Burkinabč Human Rights & Political Activist
1997 Right Livelihood Award Winner

birthdate: June 21
birthplace:
Toma, Burkina Faso

Joseph Ki-Zerbo of Burkina Faso was a History professor, politician and one of Africa's greatest thinkers. Forced into exile in 1983 after a revolutionary government came into power, he returned to his country in 1992 and founded and chaired his own political party, the Party for Democracy and Progress, and served in the Burkina Faso parliament until 2006. Joseph Ki-Zerbo wrote many books about African history and culture, including the world-famous 1972 book, History of Black Africa, that became internationally used in African History classes throughout the world.

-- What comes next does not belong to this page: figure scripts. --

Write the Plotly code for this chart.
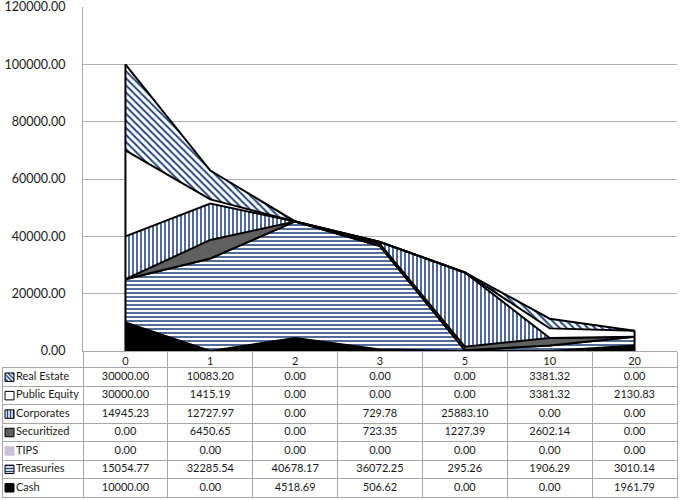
import plotly.graph_objects as go

categories = ["0", "1", "2", "3", "5", "10", "20"]
series_names = ["Real Estate", "Public Equity", "Corporates", "Securitized", "TIPS", "Treasuries", "Cash"]

real_estate = [30000.00, 10083.20, 0.00, 0.00, 0.00, 3381.32, 0.00]
public_equity = [30000.00, 1415.19, 0.00, 0.00, 0.00, 3381.32, 2130.83]
corporates = [14945.23, 12727.97, 0.00, 729.78, 25883.10, 0.00, 0.00]
securitized = [0.00, 6450.65, 0.00, 723.35, 1227.39, 2602.14, 0.00]
tips = [0.00, 0.00, 0.00, 0.00, 0.00, 0.00, 0.00]
treasuries = [15054.77, 32285.54, 40678.17, 36072.25, 295.26, 1906.29, 3010.14]
cash = [10000.00, 0.00, 4518.69, 506.62, 0.00, 0.00, 1961.79]

y_ticks = [0, 20000, 40000, 60000, 80000, 100000, 120000]

# table order (top row first)
series_values = [real_estate, public_equity, corporates, securitized, tips, treasuries, cash]

W, H = 680, 500
BLUE = "#24467f"
GRID = "#b0b0b0"
BORDER = "#a6a6a6"
TXT = "#1a1a1a"
FONT = "Lato"

# fill style per series: (pattern shape, solid colour)
styles = {
    "Real Estate": ("\\", "white"),
    "Public Equity": ("", "white"),
    "Corporates": ("|", "white"),
    "Securitized": ("", "#606060"),
    "TIPS": ("", "#ccc1da"),
    "Treasuries": ("-", "white"),
    "Cash": ("", "black"),
}
pat_size = {"\\": 5, "|": 4, "-": 4, "": 4}

# pixel layout
plot_l, plot_r = 83, 677
plot_t, plot_b = 7, 351
tab_l, tab_t, tab_b = 3, 368, 497
col_w = (plot_r - plot_l) / len(categories)
leg_w = (plot_l - tab_l) / col_w

fig = go.Figure()

# stacked areas, bottom series first
for name, vals in reversed(list(zip(series_names, series_values))):
    shape, col = styles[name]
    kw = dict(fillcolor=col)
    if shape:
        kw["fillpattern"] = dict(shape=shape, fgcolor=BLUE, bgcolor="white",
                                 size=pat_size[shape], solidity=0.4)
    fig.add_trace(go.Scatter(
        x=categories, y=vals, name=name, stackgroup="s", mode="lines",
        line=dict(color="black", width=2), showlegend=False, hoverinfo="skip", **kw
    ))

# closing edges of the stacked area at first and last category
totals = [sum(v[i] for v in series_values) for i in range(len(categories))]
fig.add_trace(go.Scatter(
    x=[categories[0], categories[0], None, categories[-1], categories[-1]],
    y=[0, totals[0], None, 0, totals[-1]],
    mode="lines", line=dict(color="black", width=2), showlegend=False, hoverinfo="skip"
))

# data table values
cell_x, cell_y, cell_t = [], [], []
for r, vals in enumerate(series_values):
    for c, v in enumerate(vals):
        cell_x.append(c)
        cell_y.append(r)
        cell_t.append("%.2f" % v)
fig.add_trace(go.Scatter(
    x=cell_x, y=cell_y, text=cell_t, mode="text", xaxis="x2", yaxis="y2",
    textfont=dict(family=FONT, size=11, color=TXT), showlegend=False, hoverinfo="skip"
))

# legend keys in the table, one bar per row
rows = list(range(len(series_names)))
key_x0 = -0.5 - leg_w + 2 / col_w
key_len = 9 / col_w
for r, name in zip(rows, series_names):
    shape, col = styles[name]
    mk = dict(color=col, line=dict(color="#ccc1da" if name == "TIPS" else "black", width=1))
    if shape:
        mk["pattern"] = dict(shape=shape, fgcolor=BLUE, bgcolor="white", size=3, solidity=0.5)
    fig.add_trace(go.Bar(
        y=[r], x=[key_len], base=[key_x0], orientation="h", width=0.46,
        xaxis="x2", yaxis="y2", showlegend=False, hoverinfo="skip", marker=mk
    ))
fig.add_trace(go.Scatter(
    x=[-0.5 - leg_w + 13 / col_w] * len(rows), y=rows, text=series_names, mode="text",
    textposition="middle right", xaxis="x2", yaxis="y2",
    textfont=dict(family=FONT, size=11, color=TXT), showlegend=False, hoverinfo="skip"
))

x_bounds = [-0.5 - leg_w] + [i - 0.5 for i in range(len(categories) + 1)]
y_bounds = [i - 0.5 for i in range(len(series_names) + 1)]

fig.update_layout(
    width=W, height=H, margin=dict(l=0, r=0, t=0, b=0),
    paper_bgcolor="white", plot_bgcolor="white", template="none",
    font=dict(family=FONT, size=11, color=TXT),
    barmode="overlay",
    xaxis=dict(
        type="category", categoryorder="array", categoryarray=categories,
        range=[-0.5, len(categories) - 0.5], automargin=False,
        domain=[plot_l / W, plot_r / W],
        showgrid=False, zeroline=False, showline=True, linecolor=BORDER, linewidth=1,
        ticks="outside", tickson="boundaries", ticklen=tab_t - plot_b, tickcolor=BORDER, tickwidth=1,
        ticklabelstandoff=0,
        tickfont=dict(family=FONT, size=11, color=TXT),
    ),
    yaxis=dict(
        range=[0, 120000], tickvals=y_ticks, tickformat=".2f", automargin=False,
        domain=[1 - plot_b / H, 1 - plot_t / H], ticklabeloverflow="allow",
        showgrid=True, gridcolor=GRID, gridwidth=1, zeroline=False,
        showline=True, linecolor=BORDER, linewidth=1, ticks="",
        ticklabelstandoff=14,
        tickfont=dict(family=FONT, size=12.5, color=TXT),
    ),
    xaxis2=dict(
        range=[x_bounds[0], x_bounds[-1]], domain=[tab_l / W, plot_r / W], anchor="y2",
        automargin=False, fixedrange=True,
        tickvals=x_bounds, showticklabels=False, ticks="", showgrid=True, gridcolor=BORDER,
        zeroline=False, showline=True, mirror=True, linecolor=BORDER, linewidth=1,
    ),
    yaxis2=dict(
        range=[y_bounds[-1], y_bounds[0]], domain=[1 - tab_b / H, 1 - tab_t / H], anchor="x2",
        automargin=False, fixedrange=True,
        tickvals=y_bounds, showticklabels=False, ticks="", showgrid=True, gridcolor=BORDER,
        zeroline=False, showline=True, mirror=True, linecolor=BORDER, linewidth=1,
    ),
)

fig.write_html("out.html", config={"displayModeBar": False},
               post_script="document.body.style.margin='0';document.body.style.overflow='hidden';")
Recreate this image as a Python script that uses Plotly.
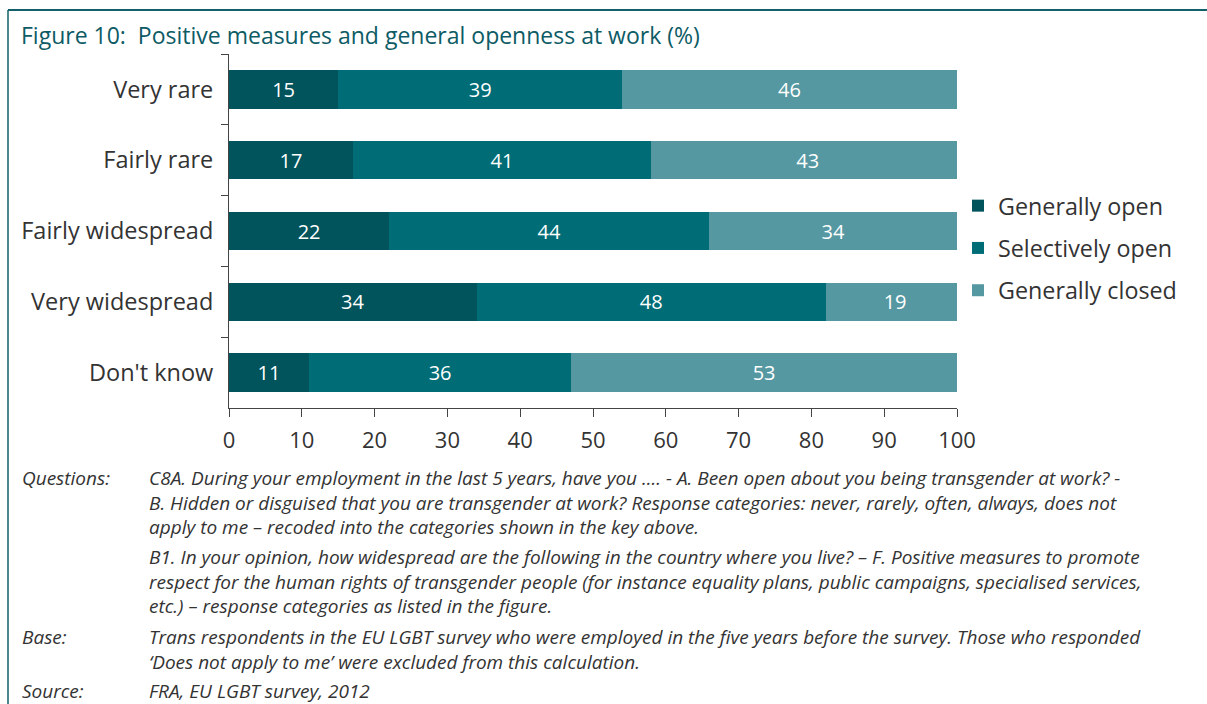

He was a strong advocate for a unified Africa, and argued first against colonialism and then after African nations won their independence, for African nations to be allowed to develop on their own without Western interference. He believed that the knowledge of indigenous cultures should be integrated into new technologies, not thrown away and replaced with Western ideas. In 1980 he founded the Center for African Development Studies to provide resources, research and ideas for African development. In 1997 Joseph Ki-Zerbo received the Right Livelihood Award (often referred to as the Alternative Nobel Prize) ...for a lifetime of scholarship and activism that has identified the key principles and processes by which Africans can create a better future.”